→ Goal of the exercise: Keep to the lines from the line containing "Generate a component" through the line containing "import * as": copy them exactly and leave every picture out.

-.-.-

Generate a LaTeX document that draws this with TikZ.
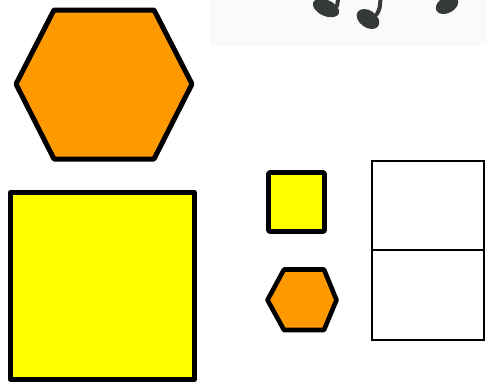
\documentclass[tikz,border=0pt]{standalone}
\usetikzlibrary{shapes.geometric}
\definecolor{hexorange}{HTML}{FF9900}
\definecolor{sqyellow}{HTML}{FFFF00}
\definecolor{notegray}{HTML}{363A36}
\definecolor{bgfaint}{HTML}{FAFAFC}
\tikzset{
  thickshape/.style={draw=black, line width=5pt, line join=round},
  midshape/.style={draw=black, line width=4.6pt, line join=round},
  thinbox/.style={draw=black, line width=2pt},
  notehead/.style={fill=notegray, draw=none},
  notestem/.style={draw=notegray, line width=4pt, line cap=round}
}
\begin{document}
\begin{tikzpicture}[x=1pt,y=-1pt]
\useasboundingbox (0,0) rectangle (487,383);
% faint background behind the notes
\fill[bgfaint] (210,0) rectangle (487,46);
% music notes
\fill[notehead, rotate around={-24:(326,8)}] (326,8) ellipse [x radius=14, y radius=8];
\draw[notestem] (337,6) -- (338.5,-3);
\fill[notehead, rotate around={-35:(368,19)}] (368,19) ellipse [x radius=12.5, y radius=8.5];
\draw[notestem] (377,14) .. controls (380,8) .. (380.5,-3);
\fill[notehead, rotate around={28:(447,5)}] (447,5) ellipse [x radius=12, y radius=8];
% big hexagon
\draw[thickshape, fill=hexorange] (16,84) -- (54,10) -- (154,10) -- (192,84) -- (154,159) -- (54,159) -- cycle;
% big square
\draw[thickshape, fill=sqyellow] (10.5,192.5) rectangle (194.5,379.5);
% small square
\draw[midshape, fill=sqyellow, rounded corners=1pt] (268.5,172.5) rectangle (324.5,231.5);
% small hexagon
\draw[midshape, fill=hexorange] (267.5,300) -- (284,269.5) -- (324,269.5) -- (336.5,300) -- (324,330) -- (284,330) -- cycle;
% two stacked boxes
\draw[thinbox] (372,161) rectangle (484,340);
\draw[thinbox] (372,249.5) -- (484,249.5);
\end{tikzpicture}
\end{document}
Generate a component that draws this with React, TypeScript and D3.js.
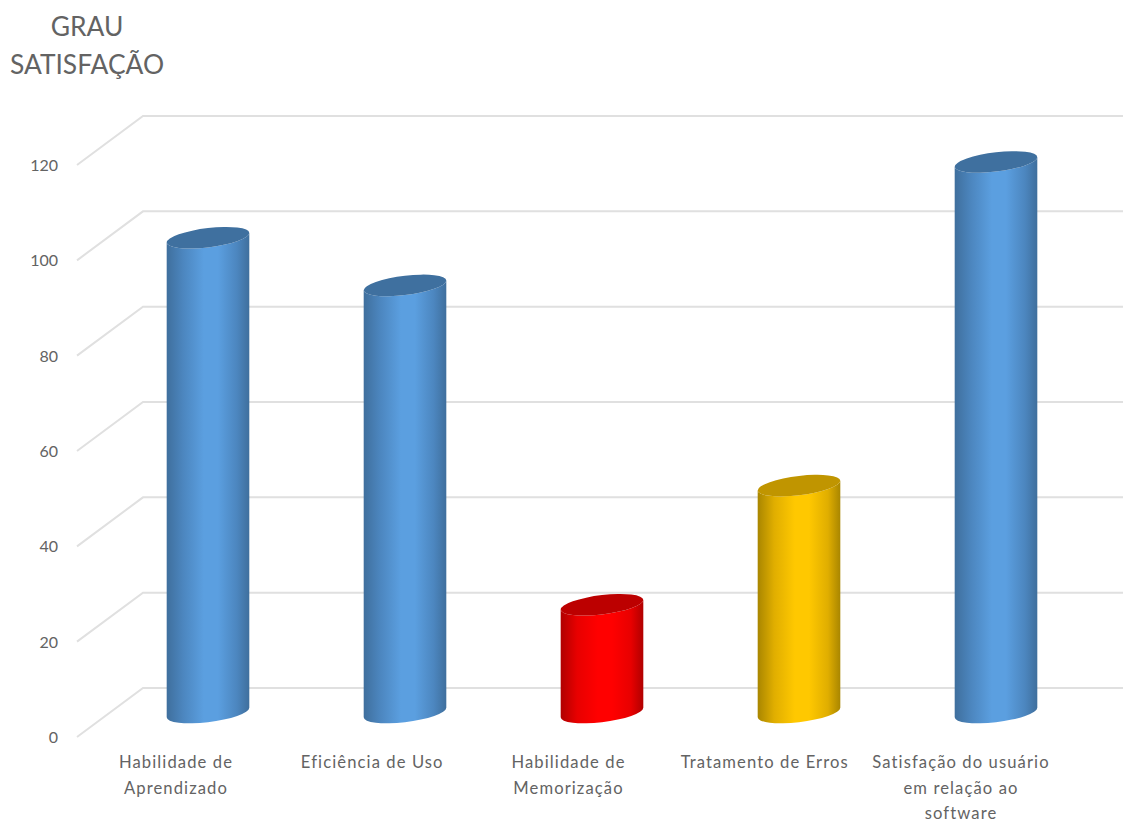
import React from "react";
import * as d3 from "d3";

// Satisfaction score for each usability criterion
const categories = [
  "Habilidade de Aprendizado",
  "Eficiência de Uso",
  "Habilidade de Memorização",
  "Tratamento de Erros",
  "Satisfação do usuário em relação ao software",
];
const values = [99.6, 89.6, 22.6, 47.6, 115.5];
const barColors = ["blue", "blue", "red", "amber", "blue"];
const tickValues = [0, 20, 40, 60, 80, 100, 120];
const labelLines = [
  ["Habilidade de", "Aprendizado"],
  ["Eficiência de Uso"],
  ["Habilidade de", "Memorização"],
  ["Tratamento de Erros"],
  ["Satisfação do usuário", "em relação ao", "software"],
];
const titleLines = ["GRAU", "SATISFAÇÃO"];

const palette: Record<string, { edge: string; soft: string; mid: string; top: string }> = {
  blue: { edge: "#3f6f9d", soft: "#4c86bf", mid: "#5b9fe0", top: "#3f709f" },
  red: { edge: "#b00000", soft: "#e80000", mid: "#ff0000", top: "#bc0000" },
  amber: { edge: "#a98600", soft: "#e0ae00", mid: "#ffc800", top: "#c09500" },
};

const WIDTH = 1123;
const HEIGHT = 822;

// Tilted ellipse used for the cylinder caps and bases
const A = 41.6;
const B = 9.6;
const TILT = -7;
const rad = (Math.abs(TILT) * Math.PI) / 180;
const HALF_W = Math.sqrt(A * A * Math.cos(rad) ** 2 + B * B * Math.sin(rad) ** 2);
const SHIFT = ((A * A - B * B) * Math.sin(rad) * Math.cos(rad)) / HALF_W;

const x = d3.scalePoint<string>().domain(categories).range([208, 996]);
const xLabel = d3.scalePoint<string>().domain(categories).range([176, 961]);
const yFront = d3.scaleLinear().domain([0, 120]).range([737, 165]);
const yBack = d3.scaleLinear().domain([0, 120]).range([688, 116]);
const yBar = d3.scaleLinear().domain([0, 120]).range([712.5, 140.5]);
const backX = 143;
const frontX = 77;
const labelFont = "Lato, sans-serif";

function cylinderBody(cx: number, top: number, bottom: number) {
  const l = cx - HALF_W;
  const r = cx + HALF_W;
  return (
    `M${l},${top + SHIFT} L${l},${bottom + SHIFT} ` +
    `A${A},${B} ${TILT} 0 0 ${r},${bottom - SHIFT} ` +
    `L${r},${top - SHIFT} ` +
    `A${A},${B} ${TILT} 0 1 ${l},${top + SHIFT} Z`
  );
}

function cylinderCap(cx: number, top: number) {
  const l = cx - HALF_W;
  const r = cx + HALF_W;
  return (
    `M${l},${top + SHIFT} A${A},${B} ${TILT} 0 1 ${r},${top - SHIFT} ` +
    `A${A},${B} ${TILT} 0 1 ${l},${top + SHIFT} Z`
  );
}

export default function App() {
  return (
    <svg
      width={WIDTH}
      height={HEIGHT}
      style={{ position: "absolute", left: 0, top: 0, display: "block", background: "#fff" }}
    >
      <defs>
        {Object.entries(palette).map(([name, c]) => (
          <linearGradient key={name} id={`cyl-${name}`} x1="0" x2="1" y1="0" y2="0">
            <stop offset="0" stopColor={c.edge} />
            <stop offset="0.2" stopColor={c.soft} />
            <stop offset="0.45" stopColor={c.mid} />
            <stop offset="0.62" stopColor={c.mid} />
            <stop offset="0.85" stopColor={c.soft} />
            <stop offset="1" stopColor={c.edge} />
          </linearGradient>
        ))}
      </defs>

      {titleLines.map((line, i) => (
        <text
          key={line}
          x={87}
          y={36 + i * 38}
          textAnchor="middle"
          fontFamily={labelFont}
          fontSize={26.4}
          fill="#636363"
        >
          {line}
        </text>
      ))}

      {tickValues.map((t) => (
        <g key={t}>
          <polyline
            points={`${frontX},${yFront(t)} ${backX},${yBack(t)} ${WIDTH},${yBack(t)}`}
            fill="none"
            stroke="#e0e0e0"
            strokeWidth={2}
          />
          <text
            x={58}
            y={yFront(t) + 6}
            textAnchor="end"
            fontFamily={labelFont}
            fontSize={16}
            fill="#636363"
          >
            {t}
          </text>
        </g>
      ))}

      {categories.map((cat, i) => {
        const cx = x(cat) as number;
        const top = yBar(values[i]);
        const bottom = yBar(0);
        const c = palette[barColors[i]];
        return (
          <g key={cat}>
            <path d={cylinderBody(cx, top, bottom)} fill={`url(#cyl-${barColors[i]})`} />
            <path d={cylinderCap(cx, top)} fill={c.top} />
          </g>
        );
      })}

      {categories.map((cat, i) => (
        <text
          key={cat}
          textAnchor="middle"
          fontFamily={labelFont}
          fontSize={16.6}
          letterSpacing={1.1}
          fill="#636363"
        >
          {labelLines[i].map((line, j) => (
            <tspan key={line} x={xLabel(cat) as number} y={768 + j * 25.5}>
              {line}
            </tspan>
          ))}
        </text>
      ))}
    </svg>
  );
}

-.-.-

→ Answer to the problem:
Generate a component that draws this with React, TypeScript and D3.js.
import React from "react";
import * as d3 from "d3";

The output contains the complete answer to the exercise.